The beaches in south Goa are known for throwing up surprises of the most random wonderful kind to the unsuspecting solo traveller.

Goa beach

Goa matures sweetly the further south you go. The beaches grow fine and silver, the waters piercingly bluer and footfalls far and few between. Before you know it you’ve left wild child Anjuna behind, and the raucous all-night jamborees of Arambol and Baga have drowned in Patnem’s candlelit live Spanish guitar. The loudest parties here resound through individual headphones and the milling crowds seem to disperse in their own merry paths rarely crossing yours should you not wish it.

This Goa is an alternative pill for the hippie children of yesteryear, the kinds who have outgrown the psychedelia, the been-there-done-thats. For those who prefer a quiet book, an inexpensive Kings and an uninterrupted view, South Goa is an end in itself. With a penchant for throwing in surprises when it feels like.

Like the nameless circulating library that most beach huts seem to include as effortlessly in their décor as the sea-facing deck chairs and dubious massage parlours. Because this Goa surprisingly sees a place for books as it does for beer—in second-hand bookstores next to tattoo parlours, in makeshift book racks nestled between tie-dye bandanas and spare bike parts, in strictly Israeli breakfast joints with bookshelves that take up an entire wall. The rule is simple. Read what you like. Read for as long as you like. You could spend the day here watching the sea change colour in between the pages of a Herman Hesse. Or a Twilight, if you will. They don’t judge. They even let you take it back to your room if you promise to bring it back the next day. And they don’t assume that you won’t because that wouldn’t be very nice. And in Goa, especially on the beach, faith comes easy.

Most of these self-made libraries are furnished by travellers who needed the space in their overflowing backpacks. Ranging from the popular to the literary to the downright obscure, the random collections include titles in philosophy, travel, spirituality, religion apart from regular fiction, fantasies and potboilers. There are several books in different languages as well—you can put your money on finding a German Of Mice and Men and a Hebrew Dan Brown quite easily. Going back to several decades, some titles can be a rare find and a wonderful surprise—the kind you remember a trip for years later. Unsuspecting bibliophiles have been known to find first-edition copies of poetry and author-signed classics that they’ve kept back neatly on the shelf after staring at in disbelief for a while.

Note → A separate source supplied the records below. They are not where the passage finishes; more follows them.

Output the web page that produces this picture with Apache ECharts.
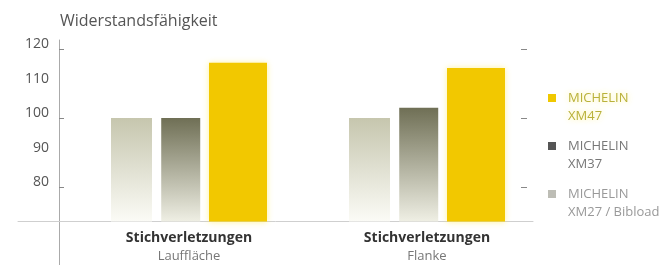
<!DOCTYPE html>
<html><head><meta charset="utf-8">
<script src="https://cdn.jsdelivr.net/npm/echarts@6/dist/echarts.min.js"></script>
<style>html,body{margin:0;padding:0;background:#fff}#c{width:665px;height:265px}</style>
</head><body><div id="c"></div>
<script>
const chartTitle = 'Widerstandsfähigkeit';
const categories = [['Stichverletzungen', 'Lauffläche'], ['Stichverletzungen', 'Flanke']];
const seriesNames = ['MICHELIN XM27 / Bibload', 'MICHELIN XM37', 'MICHELIN XM47'];
const xm27 = [100, 100];
const xm37 = [100, 103];
const xm47 = [116, 114.5];
const legendOrder = ['MICHELIN XM47', 'MICHELIN XM37', 'MICHELIN XM27 / Bibload'];
const yMin = 70, yMax = 120, yStep = 10;
const tickMin = 80, tickMax = 120, tickStep = 20;

const FONT = 'Open Sans';
const grad = (top, bottom) => new echarts.graphic.LinearGradient(0, 0, 0, 1, [
  { offset: 0, color: top }, { offset: 1, color: bottom }
]);

const chart = echarts.init(document.getElementById('c'), null, { renderer: 'canvas' });
chart.setOption({
  animation: false,
  textStyle: { fontFamily: FONT },
  title: {
    text: chartTitle, left: 55, top: 8,
    textStyle: { fontFamily: FONT, fontSize: 16, fontWeight: 'normal', color: '#555' }
  },
  grid: [
    { left: 70, right: 119, top: 49, bottom: 43.5 },
    { left: 18, right: 132, top: 49, bottom: 43.5 },
    { left: 59, right: 138, top: 40, bottom: 0 },
    { left: 59, right: 138, top: 49, bottom: 78 }
  ],
  xAxis: [
    {
      gridIndex: 0, type: 'category', data: categories.map(c => c.join('\n')),
      axisLine: { show: false }, axisTick: { show: false },
      axisLabel: {
        margin: 8, interval: 0,
        formatter: v => { const p = v.split('\n'); return '{a|' + p[0] + '}\n{b|' + p[1] + '}'; },
        rich: {
          a: { fontFamily: FONT, fontSize: 14, fontWeight: 'bold', color: '#333', lineHeight: 18 },
          b: { fontFamily: FONT, fontSize: 13, color: '#777', lineHeight: 18 }
        }
      }
    },
    { gridIndex: 1, type: 'category', data: [''], axisLine: { show: true, lineStyle: { color: '#cfcfcf' } },
      axisTick: { show: false }, axisLabel: { show: false } },
    { gridIndex: 2, type: 'value', show: false },
    { gridIndex: 3, type: 'value', show: false }
  ],
  yAxis: [
    {
      gridIndex: 0, type: 'value', min: yMin, max: yMax, interval: yStep, offset: 11,
      axisLine: { show: false }, axisTick: { show: false }, splitLine: { show: false },
      axisLabel: { showMinLabel: false, margin: 10, fontFamily: FONT, fontSize: 14, color: '#555',
        verticalAlign: 'bottom', lineHeight: 9 }
    },
    { gridIndex: 1, type: 'value', show: false, min: 0, max: 1 },
    {
      gridIndex: 2, type: 'value', min: 0, max: 1, position: 'left',
      axisLine: { show: true, lineStyle: { color: '#aaa' } }, axisTick: { show: false },
      axisLabel: { show: false }, splitLine: { show: false }
    },
    {
      gridIndex: 3, type: 'value', min: tickMin, max: tickMax, interval: tickStep, position: 'left',
      axisLine: { show: false }, axisTick: { show: true, inside: true, length: 5, lineStyle: { color: '#888' } },
      axisLabel: { show: false }, splitLine: { show: false }
    },
    {
      gridIndex: 3, type: 'value', min: tickMin, max: tickMax, interval: tickStep, position: 'right',
      axisLine: { show: false }, axisTick: { show: true, inside: true, length: 6, lineStyle: { color: '#888' } },
      axisLabel: { show: false }, splitLine: { show: false }
    }
  ],
  legend: {
    orient: 'vertical', left: 543, top: 66, itemWidth: 8, itemHeight: 8, itemGap: -6,
    icon: 'rect', selectedMode: false,
    formatter: n => '\n' + n.replace(' ', '\n'),
    textStyle: { fontFamily: FONT, fontSize: 13, lineHeight: 18, color: '#888', padding: [0, 0, 0, 7] },
    data: [
      { name: legendOrder[0], itemStyle: { color: '#f0c800' },
        textStyle: { color: '#b9b13a', textShadowColor: 'rgba(255,240,120,0.9)', textShadowBlur: 6 } },
      { name: legendOrder[1], itemStyle: { color: '#555' }, textStyle: { color: '#777' } },
      { name: legendOrder[2], itemStyle: { color: '#bdbdb5' }, textStyle: { color: '#999' } }
    ]
  },
  series: [
    { name: seriesNames[0], type: 'bar', xAxisIndex: 0, yAxisIndex: 0, data: xm27, barWidth: 41, barGap: '22.5%',
      itemStyle: { color: grad('#c6c6ae', '#fbfbf6') } },
    { name: seriesNames[1], type: 'bar', xAxisIndex: 0, yAxisIndex: 0, data: xm37, barWidth: 39, barGap: '22.5%',
      itemStyle: { color: grad('#6f6f55', '#efefe4') } },
    { name: seriesNames[2], type: 'bar', xAxisIndex: 0, yAxisIndex: 0, data: xm47, barWidth: 58, barGap: '22.5%',
      itemStyle: { color: '#f2c800', shadowColor: 'rgba(255,235,90,0.6)', shadowBlur: 6 } }
  ]
});
</script></body></html>
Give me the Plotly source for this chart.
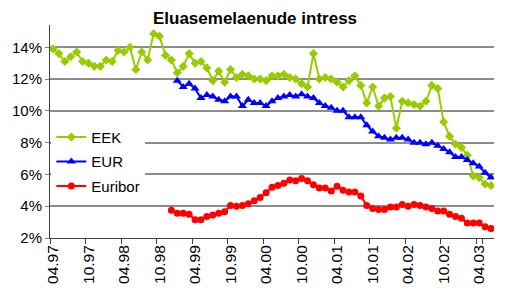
import plotly.graph_objects as go

# Monthly categories 04.97 .. 06.03
months = []
for yr in range(97, 104):
    for m in range(1, 13):
        if (yr == 97 and m < 4) or (yr == 103 and m > 6):
            continue
        months.append(f"{m:02d}.{yr % 100:02d}")

tick_labels = ["04.97", "10.97", "04.98", "10.98", "04.99", "10.99", "04.00",
               "10.00", "04.01", "10.01", "04.02", "10.02", "04.03"]

eek = [13.9, 13.6, 13.1, 13.4, 13.7, 13.1, 13.0, 12.8, 12.8, 13.2,
       13.1, 13.8, 13.7, 14.0, 12.6, 13.7, 13.2, 14.85, 14.7, 13.5,
       13.2, 12.4, 12.8, 13.6, 13.0, 13.1, 12.7, 11.9, 12.5, 11.8,
       12.6, 12.1, 12.3, 12.2, 12.0, 12.0, 11.9, 12.2, 12.2, 12.3,
       12.1, 12.0, 11.7, 11.5, 13.6, 12.0, 12.1, 12.0, 11.8, 11.5,
       11.9, 12.2, 11.6, 10.5, 11.5, 10.3, 10.8, 10.9, 8.9, 10.6,
       10.5, 10.4, 10.3, 10.6, 11.6, 11.4, 9.3, 8.4, 7.9, 7.7,
       7.2, 5.9, 5.8, 5.4, 5.3]

eur_start = 21
eur = [11.9, 11.5, 11.7, 11.4, 10.8, 11.0, 10.9, 10.7, 10.6, 10.9,
       10.9, 10.3, 10.7, 10.5, 10.5, 10.3, 10.6, 10.8, 10.9, 11.0,
       10.9, 11.05, 10.9, 10.8, 10.5, 10.3, 10.2, 10.0, 10.0, 9.6,
       9.6, 9.6, 9.1, 8.7, 8.4, 8.3, 8.2, 8.3, 8.3, 8.2,
       8.0, 8.0, 7.9, 8.0, 7.8, 7.6, 7.4, 7.1, 7.1, 6.9,
       6.7, 6.5, 6.1, 5.8]

euribor_start = 20
euribor = [3.75, 3.55, 3.55, 3.5, 3.15, 3.15, 3.35, 3.45, 3.55, 3.65,
           4.05, 4.0, 4.05, 4.15, 4.35, 4.55, 4.85, 5.2, 5.3, 5.45,
           5.65, 5.6, 5.75, 5.6, 5.35, 5.15, 5.15, 4.95, 5.25, 5.0,
           4.9, 4.9, 4.65, 4.05, 3.85, 3.8, 3.8, 3.95, 3.95, 4.1,
           4.0, 4.1, 4.05, 3.95, 3.85, 3.7, 3.7, 3.5, 3.35, 3.25,
           2.95, 2.95, 2.95, 2.7, 2.6]

y_ticks = [2, 4, 6, 8, 10, 12, 14]

FONT = "Liberation Sans, Arial, sans-serif"

fig = go.Figure()
fig.add_trace(go.Scatter(
    x=months, y=eek, name="EEK", mode="lines+markers", legendgroup="a",
    line=dict(color="#99CC00", width=2),
    marker=dict(symbol="diamond", size=7, color="#99CC00")))
fig.add_trace(go.Scatter(
    x=months[eur_start:eur_start + len(eur)], y=eur, name="EUR", mode="lines+markers",
    legendgroup="b",
    line=dict(color="#0000FF", width=2),
    marker=dict(symbol="triangle-up", size=8, color="#0000FF")))
fig.add_trace(go.Scatter(
    x=months[euribor_start:euribor_start + len(euribor)], y=euribor, name="Euribor",
    mode="lines+markers", legendgroup="c",
    line=dict(color="#FF0000", width=2),
    marker=dict(symbol="circle", size=7, color="#FF0000")))

fig.update_layout(
    width=510, height=296,
    margin=dict(l=49, r=16, t=25, b=53),
    paper_bgcolor="white", plot_bgcolor="white",
    font=dict(family=FONT, size=15, color="black"),
    title=dict(text="<b>Eluasemelaenude intress</b>", x=0.5, xref="container",
               xanchor="center", y=0.94, yref="container", yanchor="middle",
               font=dict(family=FONT, size=17, color="black")),
    showlegend=True,
    legend=dict(x=0.003, y=0.55, xanchor="left", yanchor="top",
                bgcolor="white", borderwidth=0,
                font=dict(family=FONT, size=15, color="black"),
                itemwidth=30, tracegroupgap=2),
)
fig.update_xaxes(
    type="category", categoryorder="array", categoryarray=months,
    range=[-0.5, len(months) - 0.5],
    tickmode="array", tickvals=tick_labels, ticktext=tick_labels,
    tickson="boundaries", tickangle=-90,
    ticks="outside", ticklen=5, tickcolor="#404040",
    showline=True, linecolor="#404040", linewidth=1,
    showgrid=False, zeroline=False,
    tickfont=dict(family=FONT, size=15.5, color="black"),
)
fig.update_yaxes(
    range=[2, 15.4],
    tickmode="array", tickvals=y_ticks, ticktext=[f"{v}%" for v in y_ticks],
    ticks="outside", ticklen=4, tickcolor="#808080",
    showline=True, linecolor="#404040", linewidth=1,
    showgrid=True, gridcolor="#8c8c8c", gridwidth=1.5,
    zeroline=False,
    tickfont=dict(family=FONT, size=15, color="black"),
)

fig.write_html("out.html")
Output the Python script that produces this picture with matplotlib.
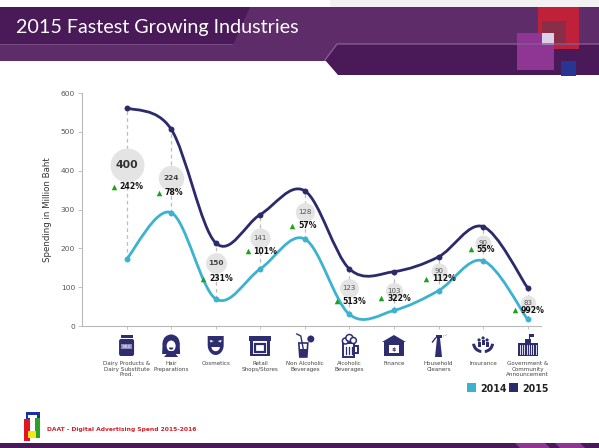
import numpy as np
import matplotlib
matplotlib.use("Agg")
import matplotlib.pyplot as plt
from matplotlib.path import Path
from matplotlib.patches import PathPatch, Rectangle, Polygon, Circle, Ellipse, FancyBboxPatch, Wedge

# ---------------- data ----------------
categories = ["Dairy Products &\nDairy Substitute\nProd.", "Hair\nPreparations", "Cosmetics",
              "Retail\nShops/Stores", "Non Alcoholic\nBeverages", "Alcoholic\nBeverages",
              "Finance", "Household\nCleaners", "Insurance", "Government &\nCommunity\nAnnouncement"]
spend_2014 = [172, 292, 70, 147, 224, 30, 40, 91, 168, 17]
spend_2015 = [562, 507, 214, 287, 348, 147, 140, 178, 256, 98]
growth_values = [400, 224, 150, 141, 128, 123, 103, 90, 90, 83]
growth_pct = ["242%", "78%", "231%", "101%", "57%", "513%", "322%", "112%", "55%", "992%"]
y_ticks = [0, 100, 200, 300, 400, 500, 600]
series_names = ["2014", "2015"]

# label anchor heights (annotation layout)
bubble_y = [415, 382, 161, 227, 293, 98, 91, 142, 215, 60]
pct_y = [359, 343, 122, 193, 258, 64, 72, 122, 197, 40]

C14 = "#3bb3d0"
C15 = "#2b2a6b"
NAVY = "#2e2d70"
W, H = 599, 448

fig = plt.figure(figsize=(W / 100, H / 100), dpi=100)
fig.patch.set_facecolor("white")

# background / decoration axes in pixel coordinates (y down)
bg = fig.add_axes([0, 0, 1, 1])
bg.set_xlim(0, W)
bg.set_ylim(H, 0)
bg.axis("off")
bg.set_zorder(0)

# top light gray strip
bg.add_patch(Rectangle((330, 0), W - 330, 8, color="#f2f2f2", lw=0))
# purple band
bg.add_patch(Rectangle((0, 7), W, 54, color="#5e2c69", lw=0))
# dark title box with diagonal edge
bg.add_patch(Polygon([(0, 7), (250, 7), (233, 45), (0, 45)], closed=True, color="#4a1a58", lw=0))
bg.add_patch(Rectangle((0, 44.5), 233, 1, color="#7a4a86", lw=0))
# dark chevron box on right
bg.add_patch(Polygon([(337, 44), (W, 44), (W, 75), (338, 75), (325, 60)], closed=True,
                     color="#4a1a58", lw=0))
bg.add_line(plt.Line2D([325, 337, W], [60, 44, 44], color="#8a5a96", lw=1))
# coloured squares
bg.add_patch(Rectangle((538, 7), 41, 42, color="#c0213a", lw=0))
bg.add_patch(Rectangle((542, 21), 24, 24, color="#8a2e48", lw=0))
bg.add_patch(Rectangle((517, 33), 37, 37, color="#8f3594", lw=0))
bg.add_patch(Rectangle((542, 33), 12, 12, color="#dcd2e8", lw=0))
bg.add_patch(Rectangle((561, 61), 15, 15, color="#283593", lw=0))
bg.text(16, 27, "2015 Fastest Growing Industries", color="white", fontsize=14.2,
        family="Lato", va="center", ha="left")

# bottom band
bg.add_patch(Rectangle((0, 443), W, 5, color="#4a1a58", lw=0))
bg.add_patch(Polygon([(515, 443), (545, 443), (550, 448), (520, 448)], color="#8f3594", lw=0))
bg.add_patch(Polygon([(555, 443), (580, 443), (585, 448), (560, 448)], color="#8f3594", lw=0))

# DAAT logo
bg.add_patch(Rectangle((26, 412), 14, 14, color="#1c2fa8", lw=0))
bg.add_patch(Rectangle((34, 418), 6, 20, color="#2aa22a", lw=0))
bg.add_patch(Rectangle((24, 419), 6, 22, color="#e3161f", lw=0))
bg.add_patch(Rectangle((28, 431), 8, 7, color="#f5e615", lw=0))
bg.add_patch(Rectangle((30, 417), 5, 14, color="white", lw=0))
bg.add_patch(Rectangle((28, 415), 9, 3, color="white", lw=0))
bg.text(47, 430, "DAAT - Digital Advertising Spend 2015-2016", color="#d0202a",
        fontsize=4.3, fontweight="bold", va="center", ha="left")

# ---------------- main chart ----------------
ax = fig.add_axes([82 / W, 122 / H, 459 / W, 233 / H])
ax.set_zorder(2)
ax.patch.set_alpha(0)
n = len(categories)
x = np.arange(n)
ax.set_xlim(-1.0, 9.3)
ax.set_ylim(0, 600)
for s in ["top", "right"]:
    ax.spines[s].set_visible(False)
for s in ["left", "bottom"]:
    ax.spines[s].set_color("#b8b8b8")
    ax.spines[s].set_linewidth(0.8)
ax.set_yticks(y_ticks)
ax.set_yticklabels([str(v) for v in y_ticks], fontsize=5.4, color="#555555")
ax.set_xticks(x)
ax.set_xticklabels([])
ax.tick_params(axis="y", length=3, width=0.6, color="#b8b8b8", pad=2)
ax.tick_params(axis="x", length=2, width=0.6, color="#b8b8b8")
ax.set_ylabel("Spending in Million Baht", fontsize=6.2, color="#333333", labelpad=6)


def smooth_path(xs, ys):
    P = np.column_stack([xs, ys]).astype(float)
    Pext = np.vstack([P[0], P, P[-1]])
    verts = [tuple(P[0])]
    codes = [Path.MOVETO]
    for i in range(len(P) - 1):
        p0, p1, p2, p3 = Pext[i], Pext[i + 1], Pext[i + 2], Pext[i + 3]
        c1 = p1 + (p2 - p0) / 6.0
        c2 = p2 - (p3 - p1) / 6.0
        verts += [tuple(c1), tuple(c2), tuple(p2)]
        codes += [Path.CURVE4] * 3
    return Path(verts, codes)


# dashed connectors
for i in range(n):
    ax.plot([x[i], x[i]], [spend_2014[i], spend_2015[i]], ls=(0, (3, 2.5)), color="#bdbdbd",
            lw=0.9, zorder=1)

for vals, col in [(spend_2014, C14), (spend_2015, C15)]:
    ax.add_patch(PathPatch(smooth_path(x, vals), fill=False, edgecolor=col, lw=2.0, zorder=2,
                           capstyle="round"))
    ax.scatter(x, vals, s=18, color=col, zorder=3, linewidths=0)

# bubbles
for i in range(n):
    r = 17 * np.sqrt(growth_values[i] / 400.0)
    ax.scatter([x[i]], [bubble_y[i]], s=(2 * r * 0.72) ** 2, color="#e4e4e4", zorder=4,
               linewidths=0)
    if growth_values[i] >= 400:
        fs, fw, fc = 7.8, "bold", "#333333"
    elif growth_values[i] >= 150:
        fs, fw, fc = 5.3, "bold", "#444444"
    else:
        fs, fw, fc = 5.0, "normal", "#555555"
    ax.text(x[i], bubble_y[i], str(growth_values[i]), ha="center", va="center",
            fontsize=fs, fontweight=fw, color=fc, zorder=5)
    ax.scatter([x[i] - 12.5 / 44.56], [pct_y[i]], marker="^", s=16, color="#1aa31a",
               zorder=5, linewidths=0)
    ax.annotate(growth_pct[i], xy=(x[i], pct_y[i]), xytext=(-4.9, 0), textcoords="offset points",
                ha="left", va="center", fontsize=5.6, fontweight="bold", color="#111111",
                zorder=5)

# category labels
for i in range(n):
    ax.text(x[i], -0.152, categories[i], transform=ax.get_xaxis_transform(), ha="center",
            va="top", fontsize=4.1, color="#444444", linespacing=1.1)

# legend
leg_y = 388
for (lx, col, name) in [(467, C14, series_names[0]), (509, C15, series_names[1])]:
    bg.add_patch(Rectangle((lx, leg_y - 4.5), 9, 9, color=col, lw=0))
    bg.text(lx + 13.5, leg_y + 0.5, name, fontsize=7.6, fontweight="bold", color="#222222",
            family="DejaVu Sans", fontstretch="condensed", va="center", ha="left")

# ---------------- icons (pixel coords) ----------------
fig.canvas.draw()


def px_of(i):
    d = ax.transData.transform((i, 0))
    return d[0]


CY = 346


def icon_milk(cx, cy):
    bg.add_patch(FancyBboxPatch((cx - 7.5, cy - 7), 15, 17, boxstyle="round,pad=0,rounding_size=2",
                                color=NAVY, lw=0))
    bg.add_patch(Rectangle((cx - 6, cy - 11), 12, 3, color=NAVY, lw=0))
    bg.add_patch(Rectangle((cx - 5.5, cy - 1.5), 11, 5, color="#8d8cb8", lw=0))
    bg.text(cx, cy + 1, "MILK", fontsize=2.6, color="white", ha="center", va="center")


def icon_hair(cx, cy):
    bg.add_patch(Ellipse((cx, cy - 3), 17, 17, color=NAVY, lw=0))
    bg.add_patch(Polygon([(cx - 8.5, cy - 3), (cx + 8.5, cy - 3), (cx + 9, cy + 8), (cx - 9, cy + 8)],
                         color=NAVY, lw=0))
    bg.add_patch(Ellipse((cx, cy), 9, 11, color="white", lw=0))
    bg.add_patch(Wedge((cx, cy + 1.5), 2.2, 0, 180, color=NAVY, lw=0))
    bg.add_patch(Polygon([(cx - 2, cy + 5), (cx + 2, cy + 5), (cx + 7, cy + 11), (cx - 7, cy + 11)],
                         color=NAVY, lw=0))


def icon_mask(cx, cy):
    t = np.linspace(0, np.pi, 30)
    xs = cx + 8 * np.cos(t)
    ys = cy - 1 + 10 * np.sin(t)
    pts = [(cx - 8, cy - 10), (cx + 8, cy - 10)] + list(zip(xs, ys))
    bg.add_patch(Polygon(pts, color=NAVY, lw=0))
    bg.add_patch(Polygon([(cx - 6, cy - 6), (cx - 2, cy - 5), (cx - 5, cy - 3.5)], color="white", lw=0))
    bg.add_patch(Polygon([(cx + 6, cy - 6), (cx + 2, cy - 5), (cx + 5, cy - 3.5)], color="white", lw=0))
    bg.add_patch(Wedge((cx, cy + 1), 4.2, 0, 180, color="white", lw=0))


def icon_shop(cx, cy):
    bg.add_patch(Rectangle((cx - 11, cy - 10), 22, 5, color=NAVY, lw=0))
    bg.add_patch(Rectangle((cx - 10, cy - 5), 3, 15, color=NAVY, lw=0))
    bg.add_patch(Rectangle((cx + 7, cy - 5), 3, 15, color=NAVY, lw=0))
    bg.add_patch(Rectangle((cx - 5, cy - 2), 10, 8, fill=False, edgecolor=NAVY, lw=1.6))
    bg.add_patch(Rectangle((cx - 10, cy + 8), 20, 2, color=NAVY, lw=0))


def icon_glass(cx, cy):
    bg.add_patch(Polygon([(cx - 6, cy - 3), (cx + 3, cy - 3), (cx + 2, cy + 11), (cx - 5, cy + 11)],
                         closed=True, fill=False, edgecolor=NAVY, lw=1.2))
    bg.add_patch(Polygon([(cx - 5.6, cy + 3), (cx + 2.6, cy + 3), (cx + 2, cy + 11), (cx - 5, cy + 11)],
                         color=NAVY, lw=0))
    bg.add_line(plt.Line2D([cx - 1, cx - 4, cx - 8], [cy + 6, cy - 10, cy - 12], color=NAVY, lw=1))
    bg.add_patch(Circle((cx + 6, cy - 7), 3.5, color=NAVY, lw=0))


def icon_mug(cx, cy):
    bg.add_patch(Rectangle((cx - 6, cy - 3), 11, 14, facecolor="white", edgecolor=NAVY, lw=1.4))
    bg.add_patch(Rectangle((cx + 5, cy), 4, 7, fill=False, edgecolor=NAVY, lw=1.4))
    for dx in (-3, 0, 3):
        bg.add_line(plt.Line2D([cx - 0.5 + dx, cx - 0.5 + dx], [cy + 1, cy + 8], color=NAVY, lw=0.9))
    for (fx, fy, fr) in [(cx - 4, cy - 5, 3), (cx, cy - 8, 3.5), (cx + 4, cy - 5.5, 3)]:
        bg.add_patch(Circle((fx, fy), fr, facecolor="white", edgecolor=NAVY, lw=1.1))


def icon_bank(cx, cy):
    bg.add_patch(Polygon([(cx - 12, cy - 4), (cx, cy - 11), (cx + 12, cy - 4)], color=NAVY, lw=0))
    bg.add_patch(Rectangle((cx - 10, cy - 4), 20, 14, color=NAVY, lw=0))
    bg.add_patch(Rectangle((cx - 5, cy - 1), 10, 8, color="white", lw=0))
    bg.text(cx, cy + 3, "$", fontsize=4.5, color=NAVY, ha="center", va="center", fontweight="bold")


def icon_spray(cx, cy):
    bg.add_patch(Rectangle((cx - 3, cy - 11), 6, 3, color=NAVY, lw=0))
    bg.add_patch(Polygon([(cx - 1.5, cy - 8), (cx + 1.5, cy - 8), (cx + 3.5, cy + 11), (cx - 3.5, cy + 11)],
                         color=NAVY, lw=0))
    bg.add_line(plt.Line2D([cx - 3, cx - 6], [cy - 8, cy - 4], color=NAVY, lw=1))
    for k in range(3):
        bg.add_patch(Circle((cx + 5 + k * 1.6, cy - 10 - k * 0.6), 0.5, color="#8d8cb8", lw=0))


def icon_insurance(cx, cy):
    bg.add_patch(Wedge((cx - 1, cy - 3), 10, 95, 175, width=3, color=NAVY, lw=0))
    bg.add_patch(Wedge((cx + 1, cy - 3), 10, 5, 85, width=3, color=NAVY, lw=0))
    for (px, py) in [(cx - 4, cy - 6), (cx, cy - 8), (cx + 4, cy - 6)]:
        bg.add_patch(Circle((px, py), 1.6, color=NAVY, lw=0))
        bg.add_patch(Rectangle((px - 1.5, py + 2), 3, 5, color=NAVY, lw=0))


def icon_gov(cx, cy):
    bg.add_patch(Rectangle((cx - 10, cy - 3), 20, 13, color=NAVY, lw=0))
    for k in range(8):
        bg.add_line(plt.Line2D([cx - 8 + k * 2.3, cx - 8 + k * 2.3], [cy - 1, cy + 8], color="white", lw=0.6))
    bg.add_patch(Rectangle((cx - 3, cy - 7), 6, 4, color=NAVY, lw=0))
    bg.add_line(plt.Line2D([cx + 1, cx + 1], [cy - 7, cy - 12], color=NAVY, lw=0.8))
    bg.add_patch(Rectangle((cx + 1, cy - 12), 5, 3, color=NAVY, lw=0))


icons = [icon_milk, icon_hair, icon_mask, icon_shop, icon_glass, icon_mug, icon_bank,
         icon_spray, icon_insurance, icon_gov]
for i, fn in enumerate(icons):
    fn(px_of(i), CY)

fig.savefig("out.png", dpi=100, facecolor="white")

Often books from Palolem have been known to end up dog-eared in neighbouring Agonda; however as most shack owners will claim bemusedly, the inventory of titles never hits negative, there is almost always more books than what they started out with. But then again, that is the law of the sea. You return what you find. Maybe in a different form—in a Lonely Planet scrawled with your hasty updated notes, or a brand new book that seems a shame to read anywhere else. You’ll leave it behind because no one’s asked you to.